— What is needed —
In the entries below, repeat only the lines between those holding "Clone this chart in Plotly.js." and "var panelLetters = ['A', 'B', 'C', 'D'];", inclusive. Leave pictures out.

(Extracted records)
[BEGIN]

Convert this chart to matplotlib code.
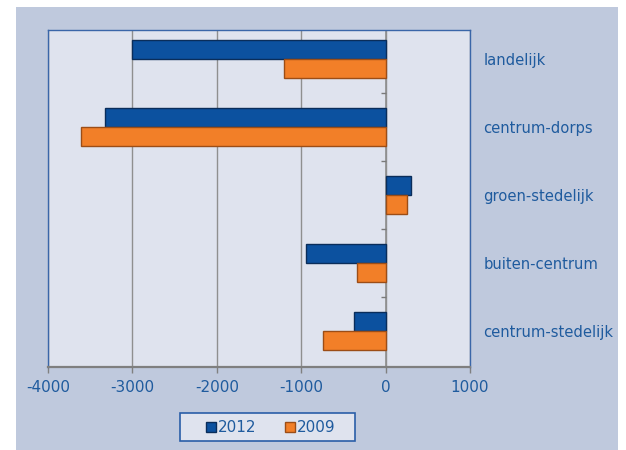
import matplotlib
matplotlib.use("Agg")
import matplotlib.pyplot as plt
from matplotlib.patches import Rectangle
import numpy as np

categories = ["landelijk", "centrum-dorps", "groen-stedelijk", "buiten-centrum", "centrum-stedelijk"]
vals_2012 = [-3000, -3320, 300, -940, -380]
vals_2009 = [-1200, -3610, 250, -340, -740]
xticks = [-4000, -3000, -2000, -1000, 0, 1000]

txt = "#1f5b9e"
blue = "#0c519f"; blue_edge = "#0a2d5a"
orange = "#f27f28"; orange_edge = "#9c4d16"
outer_bg = "#bfc9dd"; plot_bg = "#dfe3ee"

fig = plt.figure(figsize=(6.26, 4.5), dpi=100, facecolor="white")
# grey-blue chart area with a white margin around it
fig.add_artist(Rectangle((16/626, 0), (618-16)/626, (450-7)/450,
                         transform=fig.transFigure, facecolor=outer_bg,
                         edgecolor="none", zorder=-10))
# legend box
fig.add_artist(Rectangle((180/626, (450-441)/450), 175/626, 28/450,
                         transform=fig.transFigure, facecolor=plot_bg,
                         edgecolor="#2a5ea8", linewidth=1.2, zorder=-5))
ax = fig.add_axes([48/626, (450-367)/450, 422/626, 337/450])
ax.set_facecolor(plot_bg)

y = np.arange(len(categories))
h = 0.28
ax.barh(y - h/2, vals_2012, height=h, color=blue, edgecolor=blue_edge, linewidth=1.0, label="2012", zorder=3)
ax.barh(y + h/2, vals_2009, height=h, color=orange, edgecolor=orange_edge, linewidth=1.0, label="2009", zorder=3)

ax.set_xlim(-4000, 1000)
ax.set_ylim(4.53, -0.43)
ax.set_xticks(xticks)
ax.set_xticklabels([str(v) for v in xticks])
ax.xaxis.grid(True, color="#8f8f8f", linewidth=1.0, zorder=1)
ax.set_axisbelow(True)

# category labels on the right, no tick marks
ax.yaxis.tick_right()
ax.set_yticks(y)
ax.set_yticklabels(categories)
ax.tick_params(axis="y", length=0, pad=9.5, labelsize=10.6, labelcolor=txt)
ax.tick_params(axis="x", length=4, width=1, color="#808080", labelsize=11, labelcolor=txt, pad=5)

# vertical axis at zero with small ticks between categories
ax.axvline(0, color="#8f8f8f", linewidth=1.2, zorder=2)
bounds = y[:-1] + 0.5
ax.hlines(bounds, -60, 0, color="#7a7a7a", linewidth=1, zorder=2)

for s in ["top", "left", "right"]:
    ax.spines[s].set_color("#3a66a8")
    ax.spines[s].set_linewidth(1.0)
ax.spines["bottom"].set_color("#7f7f7f")
ax.spines["bottom"].set_linewidth(1.6)

leg = fig.legend(loc="center", bbox_to_anchor=(271/626, (450-428)/450), ncol=2,
                 fontsize=11, frameon=False, handlelength=0.6,
                 handleheight=0.6, handletextpad=0.15, columnspacing=1.9,
                 borderaxespad=0)
for t in leg.get_texts():
    t.set_color(txt)

fig.savefig("out.png", dpi=100, facecolor="white")
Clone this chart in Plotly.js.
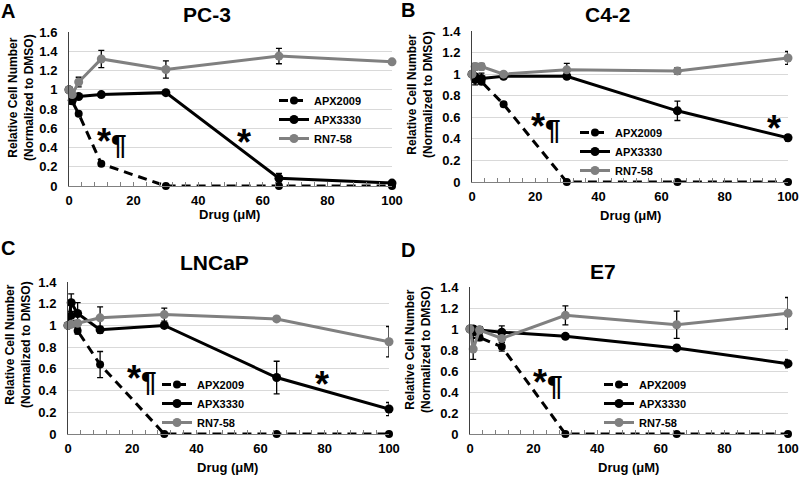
<!DOCTYPE html>
<html>
<head>
<meta charset="utf-8">
<script src="https://cdn.plot.ly/plotly-3.0.1.min.js"></script>
<style>html,body{margin:0;padding:0;background:#fff;}#chart{width:800px;height:477px;}</style>
</head>
<body>
<div id="chart"></div>
<script>
// Drug concentrations (µM)
var dose = [0, 1, 3, 10, 30, 65, 100];
var seriesNames = ['APX2009', 'APX3330', 'RN7-58'];
var panelTitles = ['PC-3', 'C4-2', 'LNCaP', 'E7'];
var panelLetters = ['A', 'B', 'C', 'D'];

// Panel A: PC-3
var pc3_apx2009 = [1.0, 0.88, 0.75, 0.23, 0, 0, 0];
var pc3_apx2009_err = [0, 0.03, 0.02, 0.02, 0, 0, 0];
var pc3_apx3330 = [1.0, 0.89, 0.93, 0.95, 0.97, 0.08, 0.03];
var pc3_apx3330_err = [0, 0.04, 0.02, 0.01, 0.01, 0.05, 0.01];
var pc3_rn758 = [1.0, 0.95, 1.08, 1.32, 1.21, 1.35, 1.29];
var pc3_rn758_err = [0, 0.03, 0.05, 0.09, 0.09, 0.08, 0.02];

// Panel B: C4-2
var c42_apx2009 = [1.0, 0.98, 0.93, 0.72, 0, 0, 0];
var c42_apx2009_err = [0, 0.02, 0.02, 0.02, 0, 0, 0];
var c42_apx3330 = [1.0, 0.95, 0.96, 0.98, 0.98, 0.66, 0.41];
var c42_apx3330_err = [0, 0.05, 0.05, 0.02, 0.02, 0.09, 0.03];
var c42_rn758 = [1.0, 1.07, 1.07, 1.0, 1.04, 1.03, 1.15];
var c42_rn758_err = [0, 0.03, 0.03, 0.02, 0.06, 0.03, 0.06];

// Panel C: LNCaP
var lncap_apx2009 = [1.0, 1.09, 0.95, 0.64, 0, 0, 0];
var lncap_apx2009_err = [0, 0.1, 0.03, 0.12, 0, 0, 0];
var lncap_apx3330 = [1.0, 1.21, 1.11, 0.96, 1.0, 0.52, 0.23];
var lncap_apx3330_err = [0, 0.08, 0.1, 0.03, 0.02, 0.15, 0.06];
var lncap_rn758 = [1.0, 1.01, 1.02, 1.07, 1.1, 1.06, 0.85];
var lncap_rn758_err = [0, 0.02, 0.02, 0.1, 0.06, 0.02, 0.14];

// Panel D: E7
var e7_apx2009 = [1.0, 0.97, 0.92, 0.83, 0, 0, 0];
var e7_apx2009_err = [0, 0.05, 0.03, 0.04, 0, 0, 0];
var e7_apx3330 = [1.0, 1.0, 0.99, 0.97, 0.93, 0.82, 0.67];
var e7_apx3330_err = [0, 0.03, 0.03, 0.06, 0.02, 0.02, 0.04];
var e7_rn758 = [1.0, 0.81, 0.99, 0.91, 1.13, 1.04, 1.15];
var e7_rn758_err = [0, 0.1, 0.03, 0.04, 0.09, 0.13, 0.15];

var yTickVals = [0, 0.2, 0.4, 0.6, 0.8, 1, 1.2, 1.4, 1.6];
var xTickVals = [0, 20, 40, 60, 80, 100];

var panels = [
  [pc3_apx2009, pc3_apx2009_err, pc3_apx3330, pc3_apx3330_err, pc3_rn758, pc3_rn758_err],
  [c42_apx2009, c42_apx2009_err, c42_apx3330, c42_apx3330_err, c42_rn758, c42_rn758_err],
  [lncap_apx2009, lncap_apx2009_err, lncap_apx3330, lncap_apx3330_err, lncap_rn758, lncap_rn758_err],
  [e7_apx2009, e7_apx2009_err, e7_apx3330, e7_apx3330_err, e7_rn758, e7_rn758_err]
];
var yMax = [1.6, 1.4, 1.4, 1.4];

var styles = [
  {color: '#000000', dash: '9px,6px', size: 8},
  {color: '#000000', dash: 'solid', size: 9},
  {color: '#808080', dash: 'solid', size: 9}
];

var traces = [];
panels.forEach(function (p, i) {
  var sfx = i === 0 ? '' : String(i + 1);
  for (var s = 0; s < 3; s++) {
    traces.push({
      type: 'scatter',
      mode: 'lines+markers',
      x: dose,
      y: p[2 * s],
      name: seriesNames[s],
      xaxis: 'x' + sfx,
      yaxis: 'y' + sfx,
      legend: 'legend' + sfx,
      cliponaxis: false,
      line: {color: styles[s].color, width: 3, dash: styles[s].dash},
      marker: {color: styles[s].color, size: styles[s].size, symbol: 'circle'},
      error_y: {type: 'data', array: p[2 * s + 1], visible: true, color: '#000000', thickness: 1.3, width: 3}
    });
  }
});

// plot-area pixel boxes [left, right, top, bottom]
var boxes = [[69, 392, 32, 186], [472, 788, 31, 182], [68, 389, 282, 434], [470, 788, 287, 434]];
var W = 800, H = 477;
var font = {family: 'Liberation Sans, Arial, sans-serif', color: '#000000', weight: 700};

var layout = {
  width: W, height: H,
  margin: {l: 0, r: 0, t: 0, b: 0},
  paper_bgcolor: '#ffffff', plot_bgcolor: '#ffffff',
  font: font,
  showlegend: true,
  annotations: []
};

var legendPos = [[274, 86], [575, 118], [157, 370], [599, 370]];
var yTitlePos = [[21, 98], [420, 95], [18, 345], [418, 350]];
var xTitlePos = [[230, 214], [630, 215], [228, 467], [628, 467]];
var titlePos = [[207, 15], [608, 15], [214, 262], [603, 271]];
var letterPos = [[8, 11], [408, 10], [8, 248], [408, 250]];

boxes.forEach(function (b, i) {
  var sfx = i === 0 ? '' : String(i + 1);
  layout['xaxis' + sfx] = {
    domain: [b[0] / W, b[1] / W],
    anchor: 'y' + sfx,
    range: [0, 100],
    tickvals: xTickVals,
    ticks: 'inside', ticklen: 4, tickcolor: '#808080', tickwidth: 1,
    minor: {dtick: 4, ticks: 'inside', ticklen: 4, tickcolor: '#808080', showgrid: false},
    showline: true, linecolor: '#808080', linewidth: 1,
    showgrid: false, zeroline: false,
    tickfont: {size: 13, family: font.family, weight: 700},
    ticklabelstandoff: 2,
    fixedrange: true
  };
  layout['yaxis' + sfx] = {
    domain: [1 - b[3] / H, 1 - b[2] / H],
    anchor: 'x' + sfx,
    range: [0, yMax[i]],
    tickvals: yTickVals.filter(function (v) { return v <= yMax[i] + 1e-9; }),
    ticks: '',
    showline: true, linecolor: '#404040', linewidth: 1,
    showgrid: true, gridcolor: '#d9d9d9', gridwidth: 1,
    zeroline: false,
    tickfont: {size: 13, family: font.family, weight: 700},
    ticklabelstandoff: 8,
    fixedrange: true
  };
  layout['legend' + sfx] = {
    x: legendPos[i][0] / W, y: 1 - legendPos[i][1] / H,
    xanchor: 'left', yanchor: 'top',
    bgcolor: 'rgba(0,0,0,0)', borderwidth: 0,
    font: {size: 11, family: font.family, weight: 700},
    tracegroupgap: 0, itemwidth: 30
  };
  layout.annotations.push({
    xref: 'paper', yref: 'paper', x: letterPos[i][0] / W, y: 1 - letterPos[i][1] / H,
    text: panelLetters[i], showarrow: false, xanchor: 'center', yanchor: 'middle',
    font: {size: 20, family: font.family, weight: 700}
  });
  layout.annotations.push({
    xref: 'paper', yref: 'paper', x: titlePos[i][0] / W, y: 1 - titlePos[i][1] / H,
    text: panelTitles[i], showarrow: false, xanchor: 'center', yanchor: 'middle',
    font: {size: 21, family: font.family, weight: 700}
  });
  layout.annotations.push({
    xref: 'paper', yref: 'paper', x: yTitlePos[i][0] / W, y: 1 - yTitlePos[i][1] / H,
    text: 'Relative Cell Number<br>(Normalized to DMSO)', showarrow: false, textangle: -90,
    xanchor: 'center', yanchor: 'middle',
    font: {size: 12, family: font.family, weight: 700}
  });
  layout.annotations.push({
    xref: 'paper', yref: 'paper', x: xTitlePos[i][0] / W, y: 1 - xTitlePos[i][1] / H,
    text: 'Drug (μM)', showarrow: false, xanchor: 'center', yanchor: 'middle',
    font: {size: 13, family: font.family, weight: 700}
  });
});

// significance marks
var starPara = '<span style="font-size:36px">*</span>¶';
var star = '<span style="font-size:36px">*</span>';
var sig = [
  ['x', 'y', 13.3, 0.46, starPara], ['x', 'y', 54.2, 0.45, star],
  ['x2', 'y2', 23.4, 0.51, starPara], ['x2', 'y2', 95.6, 0.50, star],
  ['x3', 'y3', 23.0, 0.51, starPara], ['x3', 'y3', 79.1, 0.46, star],
  ['x4', 'y4', 24.5, 0.486, starPara]
];
sig.forEach(function (a) {
  layout.annotations.push({
    xref: a[0], yref: a[1], x: a[2], y: a[3], text: a[4], showarrow: false,
    xanchor: 'center', yanchor: 'middle',
    font: {size: 28, family: font.family, weight: 700}
  });
});

Plotly.newPlot('chart', traces, layout, {displayModeBar: false, staticPlot: true});
</script>
</body>
</html>
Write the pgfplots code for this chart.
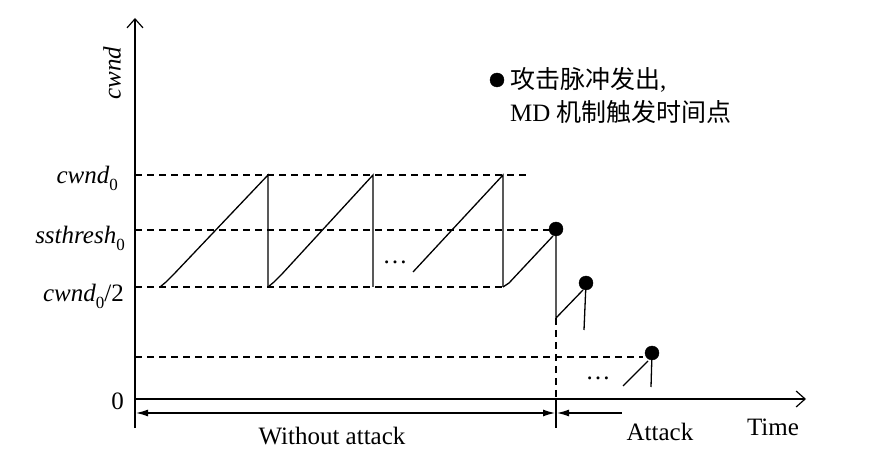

[END]

— Final result —
Clone this chart in Plotly.js.
<!DOCTYPE html>
<html>
<head>
<meta charset="utf-8">
<script src="https://cdn.plot.ly/plotly-3.0.1.min.js"></script>
<style>html,body{margin:0;padding:0;background:#fff;}#chart{width:800px;height:477px;}</style>
</head>
<body>
<div id="chart"></div>
<script>
// Drug concentrations (µM)
var dose = [0, 1, 3, 10, 30, 65, 100];
var seriesNames = ['APX2009', 'APX3330', 'RN7-58'];
var panelTitles = ['PC-3', 'C4-2', 'LNCaP', 'E7'];
var panelLetters = ['A', 'B', 'C', 'D'];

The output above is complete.